══ Data shown
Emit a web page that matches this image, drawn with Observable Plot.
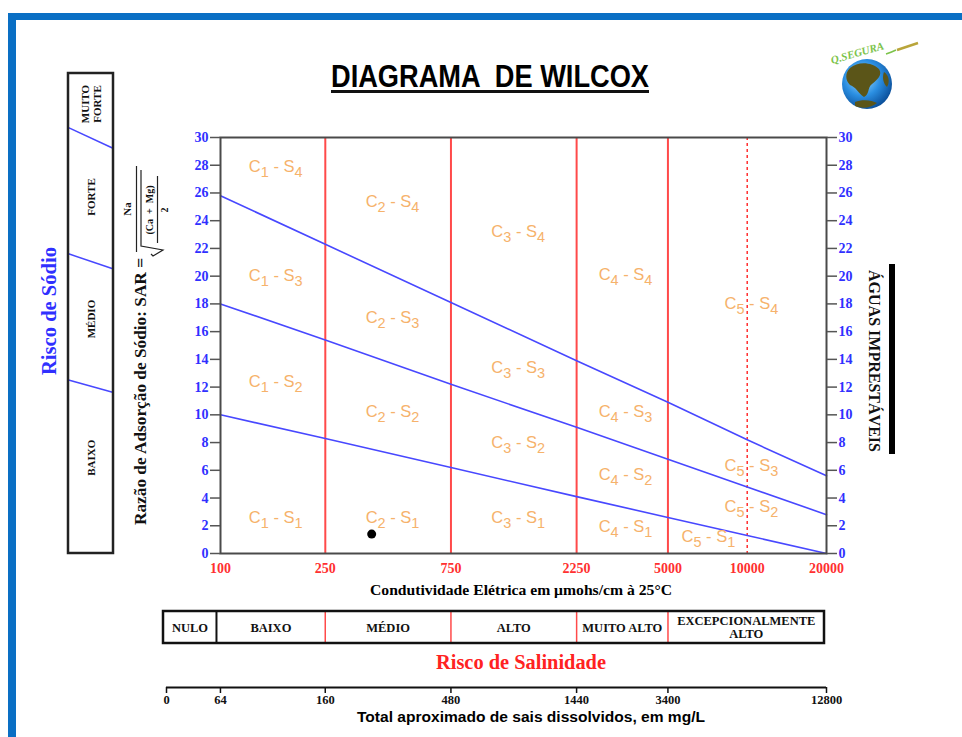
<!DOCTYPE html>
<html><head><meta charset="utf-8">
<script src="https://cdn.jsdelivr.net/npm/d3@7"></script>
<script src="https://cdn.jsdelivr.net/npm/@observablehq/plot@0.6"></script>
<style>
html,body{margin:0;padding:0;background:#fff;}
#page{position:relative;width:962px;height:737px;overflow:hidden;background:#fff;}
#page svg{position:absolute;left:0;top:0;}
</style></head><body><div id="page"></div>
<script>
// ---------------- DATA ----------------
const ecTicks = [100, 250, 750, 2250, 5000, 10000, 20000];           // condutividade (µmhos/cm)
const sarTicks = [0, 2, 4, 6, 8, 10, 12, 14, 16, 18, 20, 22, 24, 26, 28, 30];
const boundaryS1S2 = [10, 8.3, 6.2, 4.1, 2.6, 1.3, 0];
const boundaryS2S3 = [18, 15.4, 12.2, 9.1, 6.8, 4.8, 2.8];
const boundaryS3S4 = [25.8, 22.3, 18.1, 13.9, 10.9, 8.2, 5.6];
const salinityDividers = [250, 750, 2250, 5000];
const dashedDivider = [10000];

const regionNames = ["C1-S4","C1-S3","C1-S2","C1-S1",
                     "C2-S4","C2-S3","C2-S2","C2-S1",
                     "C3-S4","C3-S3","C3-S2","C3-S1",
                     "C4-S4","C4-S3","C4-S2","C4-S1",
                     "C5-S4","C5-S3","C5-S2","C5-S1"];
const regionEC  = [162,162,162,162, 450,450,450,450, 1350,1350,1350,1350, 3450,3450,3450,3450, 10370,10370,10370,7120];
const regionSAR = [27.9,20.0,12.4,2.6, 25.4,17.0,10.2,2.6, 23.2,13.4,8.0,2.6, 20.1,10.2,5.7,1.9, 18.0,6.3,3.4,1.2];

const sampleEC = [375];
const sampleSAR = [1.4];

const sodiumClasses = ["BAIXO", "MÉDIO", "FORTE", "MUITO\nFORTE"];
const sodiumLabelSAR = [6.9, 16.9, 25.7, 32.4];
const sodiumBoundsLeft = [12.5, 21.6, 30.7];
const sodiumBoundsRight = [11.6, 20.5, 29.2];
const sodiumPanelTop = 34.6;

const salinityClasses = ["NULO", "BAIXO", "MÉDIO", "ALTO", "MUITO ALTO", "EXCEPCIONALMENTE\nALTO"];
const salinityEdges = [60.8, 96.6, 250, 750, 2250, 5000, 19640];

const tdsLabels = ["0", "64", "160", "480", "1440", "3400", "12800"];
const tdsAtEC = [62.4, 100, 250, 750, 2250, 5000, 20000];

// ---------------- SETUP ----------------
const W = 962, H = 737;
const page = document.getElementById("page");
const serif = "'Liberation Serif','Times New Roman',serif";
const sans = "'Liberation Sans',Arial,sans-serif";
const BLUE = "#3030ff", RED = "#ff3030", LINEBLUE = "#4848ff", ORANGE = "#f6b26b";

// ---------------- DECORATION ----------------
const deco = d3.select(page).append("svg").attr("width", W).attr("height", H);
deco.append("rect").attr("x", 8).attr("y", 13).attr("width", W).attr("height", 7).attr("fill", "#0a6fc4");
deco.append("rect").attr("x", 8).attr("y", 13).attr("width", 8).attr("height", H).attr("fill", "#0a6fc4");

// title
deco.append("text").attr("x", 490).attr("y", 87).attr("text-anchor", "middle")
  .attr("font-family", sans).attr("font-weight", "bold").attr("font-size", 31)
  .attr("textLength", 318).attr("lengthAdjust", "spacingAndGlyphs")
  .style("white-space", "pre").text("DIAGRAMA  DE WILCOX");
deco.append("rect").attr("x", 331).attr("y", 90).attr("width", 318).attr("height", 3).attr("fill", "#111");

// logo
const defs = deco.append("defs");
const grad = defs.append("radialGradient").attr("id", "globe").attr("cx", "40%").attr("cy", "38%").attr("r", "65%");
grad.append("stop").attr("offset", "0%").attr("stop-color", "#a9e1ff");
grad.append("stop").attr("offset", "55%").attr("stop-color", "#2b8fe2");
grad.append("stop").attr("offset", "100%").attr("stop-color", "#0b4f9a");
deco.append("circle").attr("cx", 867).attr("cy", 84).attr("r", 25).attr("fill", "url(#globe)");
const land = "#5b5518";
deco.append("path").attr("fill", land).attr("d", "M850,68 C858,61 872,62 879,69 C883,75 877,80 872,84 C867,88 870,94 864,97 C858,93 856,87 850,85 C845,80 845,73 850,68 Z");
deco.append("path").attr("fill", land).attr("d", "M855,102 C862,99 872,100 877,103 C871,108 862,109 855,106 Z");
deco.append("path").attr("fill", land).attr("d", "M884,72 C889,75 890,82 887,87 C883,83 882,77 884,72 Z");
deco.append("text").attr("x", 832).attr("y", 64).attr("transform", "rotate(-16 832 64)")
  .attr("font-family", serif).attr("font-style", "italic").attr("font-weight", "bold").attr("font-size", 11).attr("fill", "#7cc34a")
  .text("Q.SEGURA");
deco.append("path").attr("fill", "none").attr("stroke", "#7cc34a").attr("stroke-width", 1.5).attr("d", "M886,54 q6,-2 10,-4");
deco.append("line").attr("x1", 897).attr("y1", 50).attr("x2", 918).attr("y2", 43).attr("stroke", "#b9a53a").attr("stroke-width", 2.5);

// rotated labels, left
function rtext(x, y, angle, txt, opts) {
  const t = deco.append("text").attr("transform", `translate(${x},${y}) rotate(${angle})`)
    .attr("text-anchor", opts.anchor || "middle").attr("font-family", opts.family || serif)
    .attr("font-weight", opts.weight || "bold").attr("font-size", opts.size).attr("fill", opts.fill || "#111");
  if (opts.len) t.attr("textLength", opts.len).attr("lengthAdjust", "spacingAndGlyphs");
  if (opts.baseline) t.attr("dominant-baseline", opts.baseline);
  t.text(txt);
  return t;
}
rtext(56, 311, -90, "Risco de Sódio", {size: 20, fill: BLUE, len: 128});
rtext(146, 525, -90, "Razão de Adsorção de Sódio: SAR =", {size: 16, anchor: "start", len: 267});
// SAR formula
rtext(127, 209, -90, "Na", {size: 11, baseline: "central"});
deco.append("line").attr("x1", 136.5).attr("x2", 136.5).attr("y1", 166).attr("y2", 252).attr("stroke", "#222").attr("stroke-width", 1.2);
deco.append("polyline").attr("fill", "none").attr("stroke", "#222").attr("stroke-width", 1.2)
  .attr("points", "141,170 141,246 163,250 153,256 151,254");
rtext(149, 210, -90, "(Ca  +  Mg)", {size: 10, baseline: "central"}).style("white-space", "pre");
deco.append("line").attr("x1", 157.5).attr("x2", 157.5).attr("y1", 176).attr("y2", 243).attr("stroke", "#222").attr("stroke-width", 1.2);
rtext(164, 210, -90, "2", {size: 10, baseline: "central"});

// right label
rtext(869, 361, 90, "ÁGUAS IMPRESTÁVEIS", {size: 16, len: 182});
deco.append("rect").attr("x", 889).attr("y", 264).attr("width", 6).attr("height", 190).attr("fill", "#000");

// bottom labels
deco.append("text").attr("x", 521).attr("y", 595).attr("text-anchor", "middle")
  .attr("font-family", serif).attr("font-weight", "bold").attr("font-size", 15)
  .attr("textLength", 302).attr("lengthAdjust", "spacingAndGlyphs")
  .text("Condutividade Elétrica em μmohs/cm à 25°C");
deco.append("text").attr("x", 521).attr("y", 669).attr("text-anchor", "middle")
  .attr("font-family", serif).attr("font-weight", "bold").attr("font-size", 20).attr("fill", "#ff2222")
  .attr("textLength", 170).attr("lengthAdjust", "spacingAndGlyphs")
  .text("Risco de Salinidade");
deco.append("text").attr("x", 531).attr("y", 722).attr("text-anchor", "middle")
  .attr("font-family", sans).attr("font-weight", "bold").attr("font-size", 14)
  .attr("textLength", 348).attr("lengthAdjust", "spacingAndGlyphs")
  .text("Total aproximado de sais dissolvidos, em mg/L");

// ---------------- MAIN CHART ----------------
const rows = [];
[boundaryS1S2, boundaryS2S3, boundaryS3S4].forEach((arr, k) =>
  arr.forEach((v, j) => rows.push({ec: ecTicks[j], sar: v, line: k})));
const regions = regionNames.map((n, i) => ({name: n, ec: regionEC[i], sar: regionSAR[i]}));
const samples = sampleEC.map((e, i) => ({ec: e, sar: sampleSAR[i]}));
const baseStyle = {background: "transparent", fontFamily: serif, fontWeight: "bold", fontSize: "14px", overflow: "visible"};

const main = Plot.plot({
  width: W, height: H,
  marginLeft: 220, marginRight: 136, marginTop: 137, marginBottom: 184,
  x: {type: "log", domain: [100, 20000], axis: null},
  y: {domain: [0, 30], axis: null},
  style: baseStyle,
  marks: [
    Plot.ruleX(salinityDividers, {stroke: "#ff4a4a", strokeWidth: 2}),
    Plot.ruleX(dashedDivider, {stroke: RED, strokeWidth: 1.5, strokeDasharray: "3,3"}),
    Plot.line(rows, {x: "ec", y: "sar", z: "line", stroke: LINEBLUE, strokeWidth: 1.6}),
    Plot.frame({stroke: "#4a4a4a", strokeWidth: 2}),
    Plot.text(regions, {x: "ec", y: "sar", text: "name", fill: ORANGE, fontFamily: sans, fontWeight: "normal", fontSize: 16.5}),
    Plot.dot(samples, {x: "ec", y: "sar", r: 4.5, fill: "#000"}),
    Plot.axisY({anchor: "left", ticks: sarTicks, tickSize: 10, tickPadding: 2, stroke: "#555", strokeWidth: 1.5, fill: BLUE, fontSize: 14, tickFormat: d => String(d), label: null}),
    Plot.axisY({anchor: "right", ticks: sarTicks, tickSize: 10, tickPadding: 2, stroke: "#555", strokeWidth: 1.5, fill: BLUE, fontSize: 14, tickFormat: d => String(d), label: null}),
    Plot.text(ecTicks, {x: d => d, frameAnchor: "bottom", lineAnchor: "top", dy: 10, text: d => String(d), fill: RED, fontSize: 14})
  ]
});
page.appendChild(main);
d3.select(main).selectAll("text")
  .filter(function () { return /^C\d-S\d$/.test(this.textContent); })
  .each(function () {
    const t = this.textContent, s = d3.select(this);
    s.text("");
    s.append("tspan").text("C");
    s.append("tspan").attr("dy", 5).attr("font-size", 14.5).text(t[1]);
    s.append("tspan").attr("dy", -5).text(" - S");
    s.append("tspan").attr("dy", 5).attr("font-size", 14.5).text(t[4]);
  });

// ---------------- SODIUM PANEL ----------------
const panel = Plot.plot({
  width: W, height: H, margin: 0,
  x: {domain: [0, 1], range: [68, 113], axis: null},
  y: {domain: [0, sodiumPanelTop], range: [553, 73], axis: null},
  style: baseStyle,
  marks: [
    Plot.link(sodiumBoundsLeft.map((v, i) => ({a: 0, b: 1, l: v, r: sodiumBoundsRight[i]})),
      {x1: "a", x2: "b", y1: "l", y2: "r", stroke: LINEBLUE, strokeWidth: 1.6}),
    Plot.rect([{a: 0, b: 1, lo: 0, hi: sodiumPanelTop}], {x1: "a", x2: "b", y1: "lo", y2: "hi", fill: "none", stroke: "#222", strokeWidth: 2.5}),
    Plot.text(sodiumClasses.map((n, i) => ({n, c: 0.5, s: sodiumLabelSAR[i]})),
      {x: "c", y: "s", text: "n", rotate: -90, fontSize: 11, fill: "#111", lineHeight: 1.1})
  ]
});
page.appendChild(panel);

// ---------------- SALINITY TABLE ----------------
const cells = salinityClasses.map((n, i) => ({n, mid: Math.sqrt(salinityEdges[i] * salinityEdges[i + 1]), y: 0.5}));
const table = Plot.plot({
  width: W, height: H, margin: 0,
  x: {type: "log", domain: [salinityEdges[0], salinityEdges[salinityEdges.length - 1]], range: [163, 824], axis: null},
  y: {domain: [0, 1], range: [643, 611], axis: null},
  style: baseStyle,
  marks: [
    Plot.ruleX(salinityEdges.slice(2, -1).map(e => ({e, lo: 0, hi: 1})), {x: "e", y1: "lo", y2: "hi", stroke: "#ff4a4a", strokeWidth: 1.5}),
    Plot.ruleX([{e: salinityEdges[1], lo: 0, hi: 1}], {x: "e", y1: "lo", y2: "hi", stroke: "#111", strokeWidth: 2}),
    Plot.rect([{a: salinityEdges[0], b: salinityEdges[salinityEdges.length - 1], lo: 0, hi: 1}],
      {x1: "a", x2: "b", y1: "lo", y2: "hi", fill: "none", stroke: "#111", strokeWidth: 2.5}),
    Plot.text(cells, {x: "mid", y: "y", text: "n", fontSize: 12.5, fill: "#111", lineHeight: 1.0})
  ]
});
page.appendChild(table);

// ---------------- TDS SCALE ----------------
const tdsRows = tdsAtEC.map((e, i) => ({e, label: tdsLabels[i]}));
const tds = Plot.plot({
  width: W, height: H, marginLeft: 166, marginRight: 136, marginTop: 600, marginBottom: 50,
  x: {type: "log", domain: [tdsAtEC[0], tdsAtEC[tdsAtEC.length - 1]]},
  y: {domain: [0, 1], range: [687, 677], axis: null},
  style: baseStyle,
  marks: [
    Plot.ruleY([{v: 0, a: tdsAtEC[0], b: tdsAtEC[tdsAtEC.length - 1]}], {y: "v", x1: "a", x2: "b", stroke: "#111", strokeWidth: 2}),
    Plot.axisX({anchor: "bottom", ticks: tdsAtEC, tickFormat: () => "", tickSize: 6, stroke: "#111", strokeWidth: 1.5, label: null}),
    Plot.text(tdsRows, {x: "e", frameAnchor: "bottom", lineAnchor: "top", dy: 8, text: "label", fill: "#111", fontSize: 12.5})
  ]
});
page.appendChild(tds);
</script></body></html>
════
# [Do this]
Write out exactly the lines between the start of the data and the line with "const tdsAtEC = [62.4, 100, 250, 750, 2250, 5000, 20000];", including both, but none of the pictures.

# [Written response]
Emit a web page that matches this image, drawn with Observable Plot.
<!DOCTYPE html>
<html><head><meta charset="utf-8">
<script src="https://cdn.jsdelivr.net/npm/d3@7"></script>
<script src="https://cdn.jsdelivr.net/npm/@observablehq/plot@0.6"></script>
<style>
html,body{margin:0;padding:0;background:#fff;}
#page{position:relative;width:962px;height:737px;overflow:hidden;background:#fff;}
#page svg{position:absolute;left:0;top:0;}
</style></head><body><div id="page"></div>
<script>
// ---------------- DATA ----------------
const ecTicks = [100, 250, 750, 2250, 5000, 10000, 20000];           // condutividade (µmhos/cm)
const sarTicks = [0, 2, 4, 6, 8, 10, 12, 14, 16, 18, 20, 22, 24, 26, 28, 30];
const boundaryS1S2 = [10, 8.3, 6.2, 4.1, 2.6, 1.3, 0];
const boundaryS2S3 = [18, 15.4, 12.2, 9.1, 6.8, 4.8, 2.8];
const boundaryS3S4 = [25.8, 22.3, 18.1, 13.9, 10.9, 8.2, 5.6];
const salinityDividers = [250, 750, 2250, 5000];
const dashedDivider = [10000];

const regionNames = ["C1-S4","C1-S3","C1-S2","C1-S1",
                     "C2-S4","C2-S3","C2-S2","C2-S1",
                     "C3-S4","C3-S3","C3-S2","C3-S1",
                     "C4-S4","C4-S3","C4-S2","C4-S1",
                     "C5-S4","C5-S3","C5-S2","C5-S1"];
const regionEC  = [162,162,162,162, 450,450,450,450, 1350,1350,1350,1350, 3450,3450,3450,3450, 10370,10370,10370,7120];
const regionSAR = [27.9,20.0,12.4,2.6, 25.4,17.0,10.2,2.6, 23.2,13.4,8.0,2.6, 20.1,10.2,5.7,1.9, 18.0,6.3,3.4,1.2];

const sampleEC = [375];
const sampleSAR = [1.4];

const sodiumClasses = ["BAIXO", "MÉDIO", "FORTE", "MUITO\nFORTE"];
const sodiumLabelSAR = [6.9, 16.9, 25.7, 32.4];
const sodiumBoundsLeft = [12.5, 21.6, 30.7];
const sodiumBoundsRight = [11.6, 20.5, 29.2];
const sodiumPanelTop = 34.6;

const salinityClasses = ["NULO", "BAIXO", "MÉDIO", "ALTO", "MUITO ALTO", "EXCEPCIONALMENTE\nALTO"];
const salinityEdges = [60.8, 96.6, 250, 750, 2250, 5000, 19640];

const tdsLabels = ["0", "64", "160", "480", "1440", "3400", "12800"];
const tdsAtEC = [62.4, 100, 250, 750, 2250, 5000, 20000];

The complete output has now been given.